The INCLUDE phrase in an index is the chance to add other data columns to the index. However, these columns are not used in the WHERE clause as possible predicate values. They are added to the leaf level of the index and useful for removing the key lookup that we received in the first execution plan.
There are two parts of a query that can impact performance. The first is how quickly can we find the rows we need, which is why we create indexes. In this case, both indexes we tested had the AuditTimestamp column as a key column. This allowed the query execution engine to quickly find the rows that would satisfy the query.
The second part of the query that affects performance is the data from those rows that need to be returned. If the data is in the index, such as the AuditTimestamp, then this is very low cost to return. However, if the data is not in the index, then the engine must go to the clustered index or heap to get the data. This is one reason the SELECT * is a horrible concept in production code.
With an INCLUDE clause, we can add those columns to the index and allow the query to be covered, with all data needed for the query included in the index.

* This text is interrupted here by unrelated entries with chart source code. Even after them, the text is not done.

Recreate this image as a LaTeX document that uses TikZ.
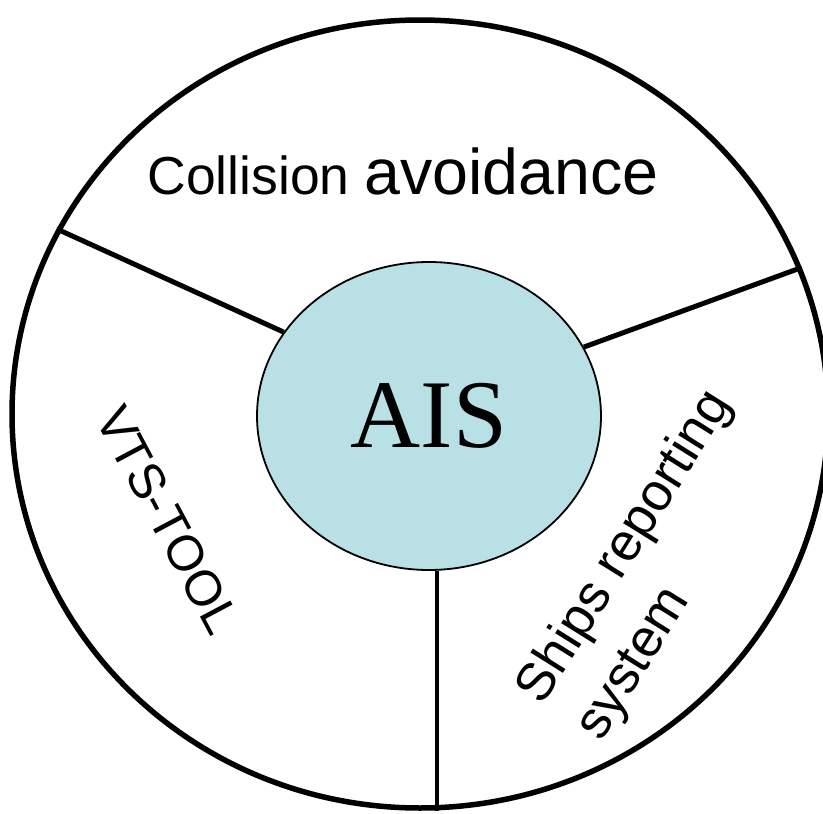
\documentclass[tikz,border=0pt]{standalone}
\usepackage{fontspec}
\setmainfont{Liberation Serif}
\newfontfamily\arialfont{Liberation Sans}
\usetikzlibrary{shapes.geometric}
\definecolor{aisfill}{RGB}{185,224,228}
\tikzset{
  ring/.style={ellipse, draw, line width=5.5pt, inner sep=0pt},
  hub/.style={ellipse, draw, line width=1.8pt, fill=aisfill, inner sep=0pt},
  spoke/.style={line width=5pt},
  label/.style={font=\arialfont, inner sep=0pt}
}
\begin{document}
\begin{tikzpicture}[x=1pt,y=-1pt]
\useasboundingbox (0,0) rectangle (823,814);
\node[ring, minimum width=816pt, minimum height=788pt] (outer) at (420,414) {};
\node[hub, minimum width=344pt, minimum height=308pt,
      font=\fontsize{97}{110}\selectfont] (inner) at (429,416) {AIS};
\draw[spoke] (inner.150) -- (outer.153);
\draw[spoke] (inner.24.5) -- (outer.21.3);
\draw[spoke, line width=4pt] (inner.-87) -- (inner.-87 |- outer.south);
\node[label, anchor=base] (ca) at (403,194)
  {\fontsize{53.5}{60}\selectfont Collision \fontsize{64.5}{72}\selectfont avoidance};
\node[label, rotate=-62, font=\arialfont\fontsize{50}{58}\selectfont] (vts) at (168,520) {VTS-TOOL};
\node[label, rotate=58, align=left, font=\arialfont\fontsize{53}{69}\selectfont] (srs) at (655,566)
  {Ships reporting\\system};
\end{tikzpicture}
\end{document}
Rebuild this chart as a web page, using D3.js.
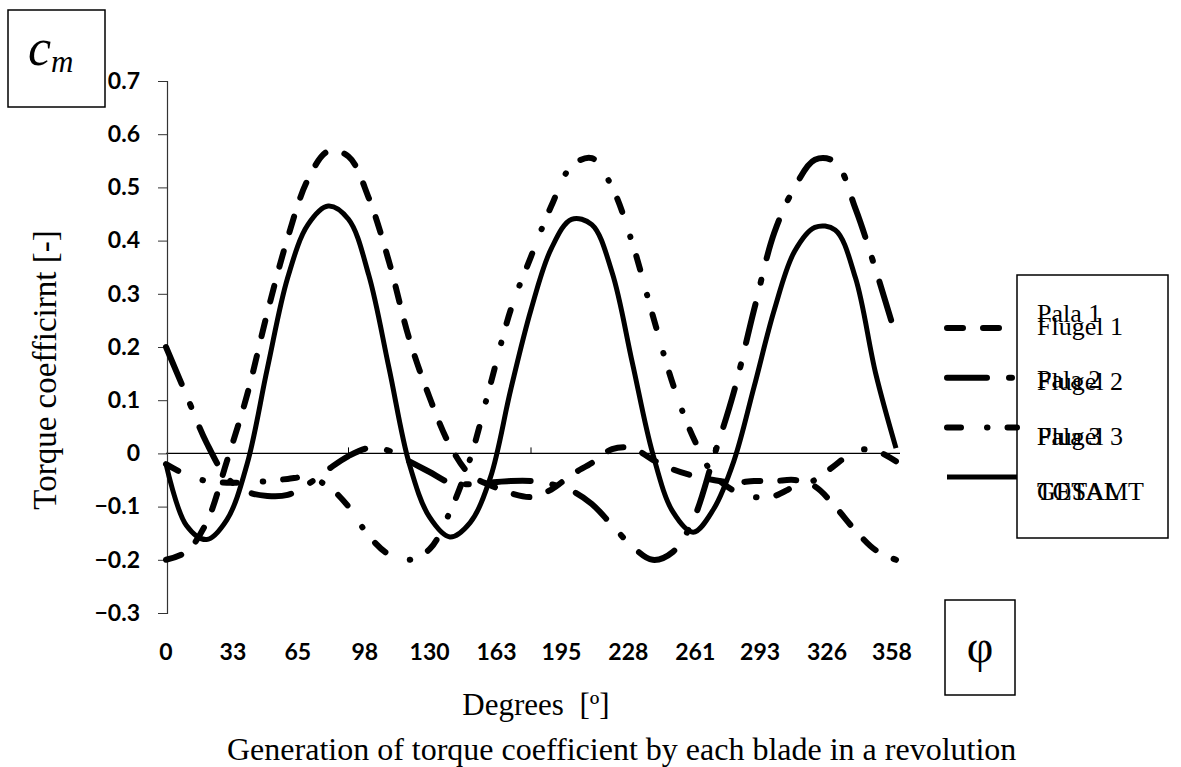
<!DOCTYPE html>
<html>
<head>
<meta charset="utf-8">
<script src="https://cdn.jsdelivr.net/npm/d3@7"></script>
<style>
	body { margin: 0; background: #fff; }
	svg { display: block; }
	.serif { font-family: "Liberation Serif", "Times New Roman", serif; fill: #000; }
	.tick-label { font-family: Lato, "Open Sans", sans-serif; font-weight: 700; fill: #000; }
</style>
</head>
<body>
<div id="chart"></div>
<script>
// angle of the rotor [deg] and torque coefficient of each blade
const angles = [0, 10, 20, 30, 40, 50, 60, 70, 80, 90, 100, 110, 120, 130, 140, 150, 160, 170, 180,
	190, 200, 210, 220, 230, 240, 250, 260, 270, 280, 290, 300, 310, 320, 330, 340, 350, 360];
const pala1 = [-0.2, -0.185, -0.13, -0.015, 0.11, 0.265, 0.405, 0.515, 0.568, 0.558, 0.48, 0.36, 0.215,
	0.105, 0.015, -0.04, -0.06, -0.075, -0.082, -0.068, -0.04, -0.018, 0.008, 0.01, -0.012, -0.03, -0.042,
	-0.05, -0.055, -0.052, -0.052, -0.05, -0.062, -0.1, -0.145, -0.182, -0.2];
const pala2 = [0.2, 0.11, 0.02, -0.045, -0.072, -0.08, -0.078, -0.058, -0.03, -0.005, 0.01, 0.005, -0.015,
	-0.035, -0.055, -0.058, -0.055, -0.052, -0.052, -0.058, -0.07, -0.095, -0.135, -0.175, -0.2, -0.185,
	-0.125, -0.008, 0.115, 0.27, 0.415, 0.5, 0.552, 0.548, 0.46, 0.345, 0.22];
const pala3 = [-0.02, -0.04, -0.052, -0.055, -0.055, -0.052, -0.048, -0.045, -0.062, -0.1, -0.155, -0.19,
	-0.2, -0.18, -0.11, -0.01, 0.13, 0.27, 0.37, 0.465, 0.54, 0.555, 0.5, 0.395, 0.26, 0.13, 0.03, -0.04,
	-0.07, -0.082, -0.08, -0.062, -0.05, -0.022, 0.005, 0.005, -0.015];
const total = [-0.02, -0.135, -0.162, -0.125, -0.02, 0.16, 0.33, 0.43, 0.465, 0.44, 0.335, 0.16, -0.02,
	-0.12, -0.157, -0.13, -0.045, 0.12, 0.27, 0.385, 0.44, 0.43, 0.34, 0.17, 0.0, -0.11, -0.148, -0.105,
	-0.015, 0.125, 0.27, 0.38, 0.425, 0.42, 0.33, 0.15, 0.01];

const xTicks = [0, 33, 65, 98, 130, 163, 195, 228, 261, 293, 326, 358];
const yTicks = [-0.3, -0.2, -0.1, 0, 0.1, 0.2, 0.3, 0.4, 0.5, 0.6, 0.7];
const labelsA = ["Pala 1", "Pala 2", "Pala 3", "TOTAL"];
const labelsB = ["Flugel 1", "Flugel 2", "Flugel 3", "GESAMT"];

const size = { w: 1181, h: 767 };
const svg = d3
	.select("#chart")
	.append("svg")
	.attr("width", size.w)
	.attr("height", size.h);

const x = d3.scaleLinear().domain([0, 360]).range([166, 896]);
const y = d3.scaleLinear().domain([-0.3, 0.7]).range([613, 81]);

const series = [
	{ name: labelsA[0], values: pala1, dash: "16,20", width: 6 },
	{ name: labelsA[1], values: pala2, dash: "40,22,3,22", width: 6 },
	{ name: labelsA[2], values: pala3, dash: "14,26,0.5,20", width: 6 },
	{ name: labelsA[3], values: total, dash: null, width: 5 },
];

// zero line across the plot
svg.append("line")
	.attr("x1", x(0))
	.attr("x2", 900)
	.attr("y1", y(0))
	.attr("y2", y(0))
	.attr("stroke", "#000")
	.attr("stroke-width", 1.2);
svg.append("g")
	.selectAll("line")
	.data([90, 180, 270])
	.join("line")
	.attr("x1", (d) => x(d))
	.attr("x2", (d) => x(d))
	.attr("y1", y(0))
	.attr("y2", y(0) - 6)
	.attr("stroke", "#000")
	.attr("stroke-width", 1);

// y axis
const yAxis = svg
	.append("g")
	.attr("transform", `translate(${x(0) + 1}, 0)`)
	.call(
		d3.axisLeft(y)
			.tickValues(yTicks)
			.tickSize(9)
			.tickPadding(18)
			.tickFormat((d) => (d === 0 ? "0" : d3.format(".1f")(d)))
	);
yAxis.select(".domain").attr("stroke", "#333").attr("stroke-width", 1.2);
yAxis.selectAll(".tick line").attr("stroke", "#333");
yAxis.selectAll(".tick text")
	.attr("class", "tick-label")
	.style("font-size", "23px");

// x labels at the bottom
svg.append("g")
	.selectAll("text")
	.data(xTicks)
	.join("text")
	.attr("class", "tick-label")
	.attr("x", (d) => x(d))
	.attr("y", 660)
	.attr("text-anchor", "middle")
	.style("font-size", "23px")
	.text((d) => d);

// curves
const line = d3
	.line()
	.x((d) => x(d[0]))
	.y((d) => y(d[1]))
	.curve(d3.curveCatmullRom.alpha(0.5));

svg.append("g")
	.selectAll("path")
	.data(series)
	.join("path")
	.attr("d", (s) => line(angles.map((a, i) => [a, s.values[i]])))
	.attr("fill", "none")
	.attr("stroke", "#000")
	.attr("stroke-width", (s) => s.width)
	.attr("stroke-linecap", (s) => (s.dash ? "round" : "butt"))
	.attr("stroke-linejoin", "round")
	.attr("stroke-dasharray", (s) => s.dash);

// legend
const legendG = svg.append("g");
legendG
	.selectAll("line")
	.data(series)
	.join("line")
	.attr("x1", 947)
	.attr("x2", 1017)
	.attr("y1", (s, i) => 328 + i * 49.7)
	.attr("y2", (s, i) => 328 + i * 49.7)
	.attr("stroke", "#000")
	.attr("stroke-width", (s) => s.width)
	.attr("stroke-linecap", (s) => (s.dash ? "round" : "butt"))
	.attr("stroke-dasharray", (s) => s.dash);
legendG
	.append("rect")
	.attr("x", 1017)
	.attr("y", 275)
	.attr("width", 151)
	.attr("height", 263)
	.attr("fill", "none")
	.attr("stroke", "#000")
	.attr("stroke-width", 1.5);
const shiftA = [-13, -2, 0, 0];
legendG
	.selectAll("text.la")
	.data(labelsA)
	.join("text")
	.attr("class", "la serif")
	.attr("x", 1037)
	.attr("y", (d, i) => 335 + i * 55 + shiftA[i])
	.style("font-size", "26px")
	.text((d) => d);
legendG
	.selectAll("text.lb")
	.data(labelsB)
	.join("text")
	.attr("class", "lb serif")
	.attr("x", 1037)
	.attr("y", (d, i) => 335 + i * 55)
	.style("font-size", "26px")
	.text((d) => d);

// c_m box
svg.append("rect")
	.attr("x", 8)
	.attr("y", 10)
	.attr("width", 97)
	.attr("height", 97)
	.attr("fill", "none")
	.attr("stroke", "#000")
	.attr("stroke-width", 1.5);
const cm = svg.append("text").attr("class", "serif").attr("x", 28).attr("y", 65).style("font-style", "italic");
cm.append("tspan").style("font-size", "52px").text("c");
cm.append("tspan").style("font-size", "31px").attr("dy", 7).text("m");

// phi box
svg.append("rect")
	.attr("x", 945)
	.attr("y", 600)
	.attr("width", 70)
	.attr("height", 95)
	.attr("fill", "none")
	.attr("stroke", "#000")
	.attr("stroke-width", 1.5);
svg.append("text")
	.attr("class", "serif")
	.attr("x", 980)
	.attr("y", 662)
	.attr("text-anchor", "middle")
	.style("font-size", "46px")
	.text("φ");

// titles
svg.append("text")
	.attr("class", "serif")
	.attr("transform", "translate(56, 370) rotate(-90)")
	.attr("text-anchor", "middle")
	.style("font-size", "33px")
	.text("Torque coefficirnt [-]");
svg.append("text")
	.attr("class", "serif")
	.attr("x", 536)
	.attr("y", 715)
	.attr("text-anchor", "middle")
	.style("font-size", "31px")
	.style("white-space", "pre")
	.text("Degrees  [º]");
svg.append("text")
	.attr("class", "serif")
	.attr("x", 227)
	.attr("y", 760)
	.style("font-size", "32px")
	.text("Generation of torque coefficient by each blade in a revolution");
</script>
</body>
</html>
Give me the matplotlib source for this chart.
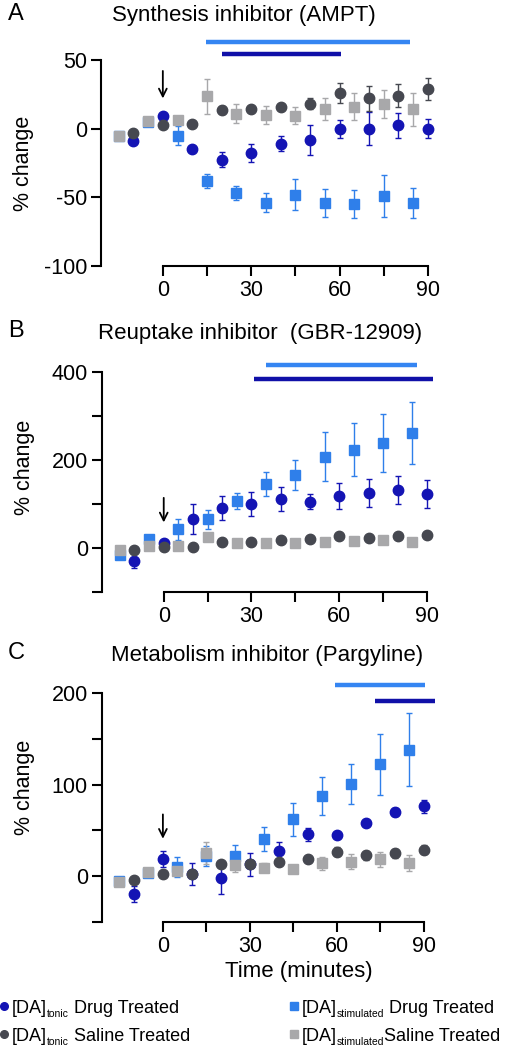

The choice of which columns to include should be made carefully, and with an eye towards balancing the workload on your instance. Every column added increases the width of the index, and therefore the size. This decreases the advantage that the nonclustered index has over the clustered index as well as increasing the amount of resources that maintain the index on each insert/update/delete. Extra columns also increase the number of reads needed to use the index in all queries.
Using the INCLUDE clause can help you speed up some common queries as the engine doesn't need to access the clustered index or heap for additional data. When columns are often used in the SELECT column list, but not in the predicates, adding them as an INCLUDE can be helpful for reducing the need to add a lookup to the execution plan.
However, adding INCLUDEd columns does increase the size of the index as well as the level of maintenance needed to keep the index up to date. You ought to consider the INCLUDE phrase, but balance this against the other requirements of your workload.